Vivre libre

Hommage à Gerard Chaliand

Homme de terrain et professeur atypique

Le grand tournant géopolitique

Les belles lettres

406 p

Je savais que son état de santé était très préoccupant. C’est donc avec une profonde tristesse que j’ai appris son décès le mercredi 20 août, annoncé par son fils Roch. Cette nouvelle m’a fait autant de peine que celle concernant la mort de Raymond Aron, du trompettiste Dizzy Gillespie, ou encore de mon ami Philippe Bonnel, des personnes fières et combatives, qui ont marqué ma vie d’une certaine façon.

                                            


Il y a plus de quarante ans, j’ai eu l’occasion de  le rencontrer pour la première fois alors que j’étudiais en sciences politiques à l’UQAM. À l’époque, une partie des étudiants, sans trop savoir, juraient plus par Franz Fanon, Marx et Lénine que par Raymond Aron, Jean-François Revel ou Bernard Brodie, l’un des penseurs qui ont abordé le monde atomique avec un texte percutant : To Bow from H Bomb.

Depuis son plus jeune âge, Gerard Chaliand, né en 1934, a quitté son domicile pour s’aventurer dans le monde. Ce fils d’Arménien, dont la famille a été victime de la brutalité du gouvernement jeune turc en 1917, le génocide arménien, avait soif de connaissances.


                                        


Il a décidé de se joindre aux personnes qui combattent les régimes coloniaux. On le verra en Algérie, en Guinée-Bissau au côté d’Amilcar Cabral, qu’il décrira dans un portrait émouvant. Il sera également présent dans les maquis sud-américains, au Vietnam pendant les bombardements, en Érythrée, puis en Afghanistan, auprès du commandant Massoud. Il est important de noter que Gérard resta toujours impartial, n’étant affilié à aucune organisation. Cette indépendance lui a permis d’avoir un point de vue très perspicace sur les événements avant, pendant et après les conflits. Grâce à ses quatre langues maternelles et à sa maîtrise de divers dialectes, il s’adaptait aisément à ces communautés en expansion, en combinant savoir pratique et théorique. Mythes révolutionnaires du Tiers-Monde demeure son œuvre la plus célèbre. Elle a certainement fait grincer des dents à son époque. Il a également soumis à l’épreuve l’estime de soi de certains penseurs qui n’avaient jamais ressenti l’attrait du feu.

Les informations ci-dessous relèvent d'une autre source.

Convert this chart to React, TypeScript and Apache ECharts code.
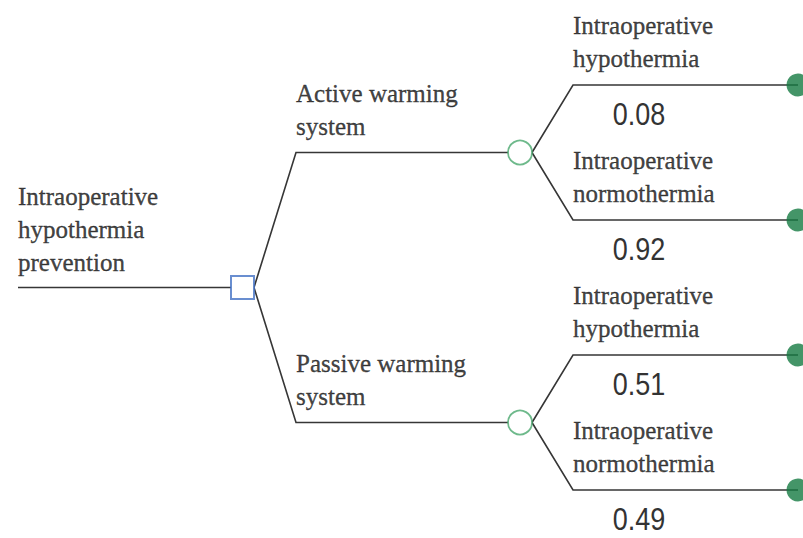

Au cours de ma carrière, j’ai eu l’occasion d’interviewer à maintes reprises Georges Chaliand. Cela s’est produit dans divers contextes, que ce soit lorsqu’il a coécrit « L’Atlas stratégique » avec Jean-Pierre Rageau, quand il nous a fait part de souvenirs personnels, ou encore lorsqu’il a dirigé la vaste encyclopédie sur la stratégie militaire aux éditions Bouquin, qui comprend des auteurs tels que Thucydide, Sun Tzu, Clausewitz, Ardant du Picq, Alfred Mahan et bien d’autres.

Chaliand était clair et franc, détestant profondément les hypocrites et les âmes sensibles. Ses critiques étaient sévères, mais jamais cruelles.

Un livre-testament, à quelques détails près.

Je ne pense pas que Gérard Chaliand ait eu l’occasion de lire les commentaires sur son dernier ouvrage, intitulé « Le grand tournant politique » (Les Belles Lettres, 400 p.) et préfacé par Hubert Védrine, sous la direction de Sophie Mousset. Cette dernière est une des rares femmes à travailler sur le terrain dans le domaine des conflits. Ce livre, qui se lit comme un récit, nous emmène à travers des entrevues et des textes dans le monde en développement, les conflits, la guérilla et les portraits de personnages influents. Gerard Chaliand nous transporte de bout en bout avec un discours remarquable et puissant qui nous incite à réfléchir à un monde multipolaire dont l’issue est inconnue.

Un cadeau inestimable

Nous terminerons cet hommage avec les paroles du disparu  :

Je suis un irrégulier, qui s’est efforcé de rendre compte le plus rigoureusement possible du monde contemporain et des conflits qui le caractérisent depuis un demi-siècle.

Le reflux de l’Occident, et plus particulièrement de l’Europe, n’est pas du domaine de l’opinion, mais du constat.

Il y a La géopolitique des empires 1, paru en 2010, se concluait par ces lignes : « Sans doute, assistons-nous à l’amenuisement de la suprématie des États-Unis sur l’économie mondiale, mais ce qui s’esquisse sous nos yeux, au-delà du brouillard de la crise, annonce le début de la fin de l’hégémonie absolue exercée par l’Occident depuis quelque trois siècles. »

C’était à l’époque une opinion très peu partagée.

Les États-Unis ont désormais un rival global, la Chine, tandis que l’Union soviétique n’était qu’un adversaire militaire et spatial.